Required work: Exclude the pictures and return every line exactly as written.

--- start of Data extract ---

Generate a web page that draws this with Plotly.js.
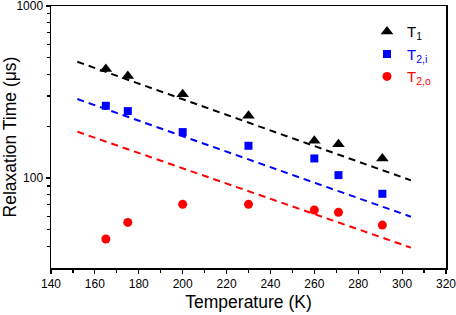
<!DOCTYPE html>
<html><head><meta charset="utf-8">
<script src="https://cdn.plot.ly/plotly-3.0.1.min.js"></script>
<style>html,body{margin:0;padding:0;background:#fff}#c{width:456px;height:315px}</style>
</head><body><div id="c"></div>
<script>
const temps = [165, 175, 200, 230, 260, 271, 291];
const t1 = [430, 392, 307, 230, 165, 157, 130];
const t2i = [263, 245, 185, 154, 130, 104, 81];
const t2o = [44.2, 55.2, 70.3, 70.3, 65.2, 63.2, 53.3];
const fitT = [152, 304];
const fitT1 = [474, 97];
const fitT2i = [288, 59.6];
const fitT2o = [186, 39.4];
const xTicks = [140,160,180,200,220,240,260,280,300,320];
const xMinor = [150,170,190,210,230,250,270,290,310];
const yMajor = [100, 1000];
const yMinor = [40,50,60,70,80,90,200,300,400,500,600,700,800,900];

const dash = '7px,5px';
const traces = [
  {x: fitT, y: fitT1, mode: 'lines', line: {color: '#000', width: 2, dash: dash}, showlegend: false, hoverinfo: 'skip'},
  {x: fitT, y: fitT2i, mode: 'lines', line: {color: '#0000ff', width: 2, dash: dash}, showlegend: false, hoverinfo: 'skip'},
  {x: fitT, y: fitT2o, mode: 'lines', line: {color: '#ff0000', width: 2, dash: dash}, showlegend: false, hoverinfo: 'skip'},
  {x: temps, y: t1, mode: 'markers', name: 'T<sub>1</sub>', marker: {symbol: 'triangle-up', size: 11, color: '#000'}},
  {x: temps, y: t2i, mode: 'markers', name: '<span style="color:#0000ff">T<sub>2,i</sub></span>', marker: {symbol: 'square', size: 8, color: '#0000ff'}},
  {x: temps, y: t2o, mode: 'markers', name: '<span style="color:#ff0000">T<sub>2,o</sub></span>', marker: {symbol: 'circle', size: 9, color: '#ff0000'}}
];
const font = {family: 'Liberation Sans, Arial, sans-serif', color: '#000'};
const layout = {
  width: 456, height: 315,
  margin: {l: 51, r: 10, t: 6, b: 47},
  paper_bgcolor: '#fff', plot_bgcolor: '#fff',
  font: Object.assign({size: 12}, font),
  showlegend: true,
  legend: {x: 0.80, y: 0.965, xanchor: 'left', yanchor: 'top', bgcolor: 'rgba(0,0,0,0)', font: Object.assign({size: 15}, font), tracegroupgap: 0},
  xaxis: {
    range: [140, 320], tickmode: 'array', tickvals: xTicks, ticklabeloverflow: 'allow',
    ticks: 'outside', ticklen: 4, tickwidth: 1.2, tickcolor: '#000',
    showline: true, linecolor: '#000', linewidth: 1.5, mirror: true,
    showgrid: false, zeroline: false,
    tickfont: Object.assign({size: 12}, font),
    minor: {tickmode: 'array', tickvals: xMinor, ticks: 'outside', ticklen: 3, tickcolor: '#000', showgrid: false},
    title: {text: 'Temperature (K)', font: Object.assign({size: 17.5}, font), standoff: 6}
  },
  yaxis: {
    type: 'log', range: [Math.log10(30), 3], tickmode: 'array', tickvals: yMajor, ticktext: ['100', '1000'], ticklabeloverflow: 'allow',
    ticks: 'outside', ticklen: 4, tickwidth: 1.2, tickcolor: '#000',
    showline: true, linecolor: '#000', linewidth: 1.5, mirror: true,
    showgrid: false, zeroline: false,
    tickfont: Object.assign({size: 12}, font),
    minor: {tickmode: 'array', tickvals: yMinor, ticks: 'outside', ticklen: 3, tickcolor: '#000', showgrid: false},
    title: {text: 'Relaxation Time (μs)', font: Object.assign({size: 17.5}, font), standoff: 4}
  }
};
Plotly.newPlot('c', traces, layout, {staticPlot: true});
</script></body></html>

--- end of Data extract ---

Solution:
Generate a web page that draws this with Plotly.js.
<!DOCTYPE html>
<html><head><meta charset="utf-8">
<script src="https://cdn.plot.ly/plotly-3.0.1.min.js"></script>
<style>html,body{margin:0;padding:0;background:#fff}#c{width:456px;height:315px}</style>
</head><body><div id="c"></div>
<script>
const temps = [165, 175, 200, 230, 260, 271, 291];
const t1 = [430, 392, 307, 230, 165, 157, 130];
const t2i = [263, 245, 185, 154, 130, 104, 81];
const t2o = [44.2, 55.2, 70.3, 70.3, 65.2, 63.2, 53.3];
const fitT = [152, 304];
const fitT1 = [474, 97];
const fitT2i = [288, 59.6];
const fitT2o = [186, 39.4];
const xTicks = [140,160,180,200,220,240,260,280,300,320];
const xMinor = [150,170,190,210,230,250,270,290,310];
const yMajor = [100, 1000];
const yMinor = [40,50,60,70,80,90,200,300,400,500,600,700,800,900];

const dash = '7px,5px';
const traces = [
  {x: fitT, y: fitT1, mode: 'lines', line: {color: '#000', width: 2, dash: dash}, showlegend: false, hoverinfo: 'skip'},
  {x: fitT, y: fitT2i, mode: 'lines', line: {color: '#0000ff', width: 2, dash: dash}, showlegend: false, hoverinfo: 'skip'},
  {x: fitT, y: fitT2o, mode: 'lines', line: {color: '#ff0000', width: 2, dash: dash}, showlegend: false, hoverinfo: 'skip'},
  {x: temps, y: t1, mode: 'markers', name: 'T<sub>1</sub>', marker: {symbol: 'triangle-up', size: 11, color: '#000'}},
  {x: temps, y: t2i, mode: 'markers', name: '<span style="color:#0000ff">T<sub>2,i</sub></span>', marker: {symbol: 'square', size: 8, color: '#0000ff'}},
  {x: temps, y: t2o, mode: 'markers', name: '<span style="color:#ff0000">T<sub>2,o</sub></span>', marker: {symbol: 'circle', size: 9, color: '#ff0000'}}
];
const font = {family: 'Liberation Sans, Arial, sans-serif', color: '#000'};
const layout = {
  width: 456, height: 315,
  margin: {l: 51, r: 10, t: 6, b: 47},
  paper_bgcolor: '#fff', plot_bgcolor: '#fff',
  font: Object.assign({size: 12}, font),
  showlegend: true,
  legend: {x: 0.80, y: 0.965, xanchor: 'left', yanchor: 'top', bgcolor: 'rgba(0,0,0,0)', font: Object.assign({size: 15}, font), tracegroupgap: 0},
  xaxis: {
    range: [140, 320], tickmode: 'array', tickvals: xTicks, ticklabeloverflow: 'allow',
    ticks: 'outside', ticklen: 4, tickwidth: 1.2, tickcolor: '#000',
    showline: true, linecolor: '#000', linewidth: 1.5, mirror: true,
    showgrid: false, zeroline: false,
    tickfont: Object.assign({size: 12}, font),
    minor: {tickmode: 'array', tickvals: xMinor, ticks: 'outside', ticklen: 3, tickcolor: '#000', showgrid: false},
    title: {text: 'Temperature (K)', font: Object.assign({size: 17.5}, font), standoff: 6}
  },
  yaxis: {
    type: 'log', range: [Math.log10(30), 3], tickmode: 'array', tickvals: yMajor, ticktext: ['100', '1000'], ticklabeloverflow: 'allow',
    ticks: 'outside', ticklen: 4, tickwidth: 1.2, tickcolor: '#000',
    showline: true, linecolor: '#000', linewidth: 1.5, mirror: true,
    showgrid: false, zeroline: false,
    tickfont: Object.assign({size: 12}, font),
    minor: {tickmode: 'array', tickvals: yMinor, ticks: 'outside', ticklen: 3, tickcolor: '#000', showgrid: false},
    title: {text: 'Relaxation Time (μs)', font: Object.assign({size: 17.5}, font), standoff: 4}
  }
};
Plotly.newPlot('c', traces, layout, {staticPlot: true});
</script></body></html>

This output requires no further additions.